Bubbles float past my pothos framed kitchen window as I scrub pots and pans. The scent of baking bread wafts through my house and playing dogs yip from the living room. The summer sun streams through the windows, cast rainbows through the bubbles. I can't help but smile at the magic of the moment, simple yet so sweet. All is right with the world in this moment.
Years ago, this moment would not have been possible for me. I was at war with my mind and body, taking me to extreme lengths of control exerted over my eating habits and work ethic. I was so dissociated that emotions weren't allowed because it meant despair and anxiety. So my brain blocked them. No, not like a sociopath, just as a traumatized person numbed to senses with occasional breeches of anxiety attacks. If you had told me I 'd have a moment like today, I either wouldn't have believed you or have become defensive, stating I already did. The truth is, I was miserable. Exerting as much energy as I could into trying to control every moment of my life and out running my emotions was exhausting. Staying in the moment wouldn't have been possible then.
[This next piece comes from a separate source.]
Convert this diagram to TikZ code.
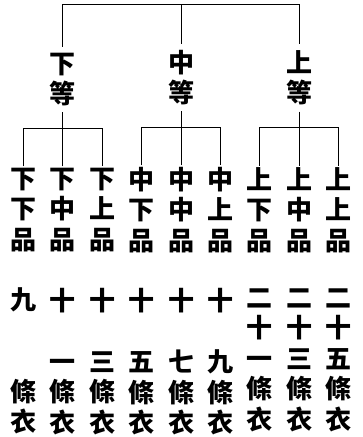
\documentclass[tikz,border=0pt]{standalone}
\usepackage{fontspec}
\newfontfamily\cjk{Noto Sans CJK TC}
\usetikzlibrary{positioning,calc}

\begin{document}
\begin{tikzpicture}[
    x=1pt, y=-1pt,
    hanzi/.style={font=\cjk\bfseries\fontsize{26}{30.5}\selectfont, align=center, inner xsep=0pt},
    group/.style={hanzi, inner ysep=10pt},
    leaf/.style={hanzi, inner ysep=5.5pt},
    robes/.style={hanzi, inner ysep=0pt},
    branch/.style={line width=1pt},
    stem/.style={branch, shorten <=-4pt},
    span/.style={branch, shorten <=-4pt, shorten >=-4pt}
]
    \useasboundingbox (0,0) rectangle (363,437);

    % nine grades of robe, with the number of strips
    \foreach \grade/\strips [count=\i] in {
        {下\\下\\品}/{九\\\phantom{十}\\\phantom{十}},
        {下\\中\\品}/{十\\\phantom{十}\\一},
        {下\\上\\品}/{十\\\phantom{十}\\三},
        {中\\下\\品}/{十\\\phantom{十}\\五},
        {中\\中\\品}/{十\\\phantom{十}\\七},
        {中\\上\\品}/{十\\\phantom{十}\\九},
        {上\\下\\品}/{二\\十\\一},
        {上\\中\\品}/{二\\十\\三},
        {上\\上\\品}/{二\\十\\五}} {
        \node[leaf] (leaf\i) at ({23.5+39.4*(\i-1)},210) {\grade};
        \node[robes, below=30pt of leaf\i] (robes\i) {\strips\\條\\衣};
    }

    % three classes
    \node[group, above=46pt of leaf2] (xia) {下\\等};
    \node[group, above=46pt of leaf5] (zhong) {中\\等};
    \node[group, above=46pt of leaf8] (shang) {上\\等};

    \coordinate[above=35pt of zhong] (apex);
    \draw[span] (xia.north) |- (apex) -| (shang.north);
    \draw[stem] (zhong.north) -- (apex);

    \foreach \cls/\a/\b/\c in {xia/1/2/3, zhong/4/5/6, shang/7/8/9} {
        \coordinate[below=12pt of \cls] (\cls-fork);
        \draw[stem] (\cls.south) -- (\cls-fork);
        \draw[span] (leaf\a.north) |- (\cls-fork) -| (leaf\c.north);
        \draw[stem] (leaf\b.north) -- (\cls-fork);
    }
\end{tikzpicture}
\end{document}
It's hard to wrap my mind around where I used to be, because it feels like a lifetime ago and like it was another person. It truth, I was a different person back then. A traumatized person. While it is weird to realize that was me, it's something I have to remember. Not as a self-destructive thing, but to remember gratitude for the life I've built. For the years of hard work I've put into healing to get to this moment that I can see I've built a cute, magical life that includes floating bubbles while doing the dishes, growing cherry trees from seeds, and sitting here writing this short blog while my dogs are dozing next to me.
I'm telling you this, because I realize there are people out there that are also struggle. Where I used to be. Struggling to comprehend there will come a time where safety is felt and a moment can be leaned into. So if you're one of those people and having a hard time, keep going. Keep healing. I know it can be exhausting at times and giving up can feel tempting…keep going.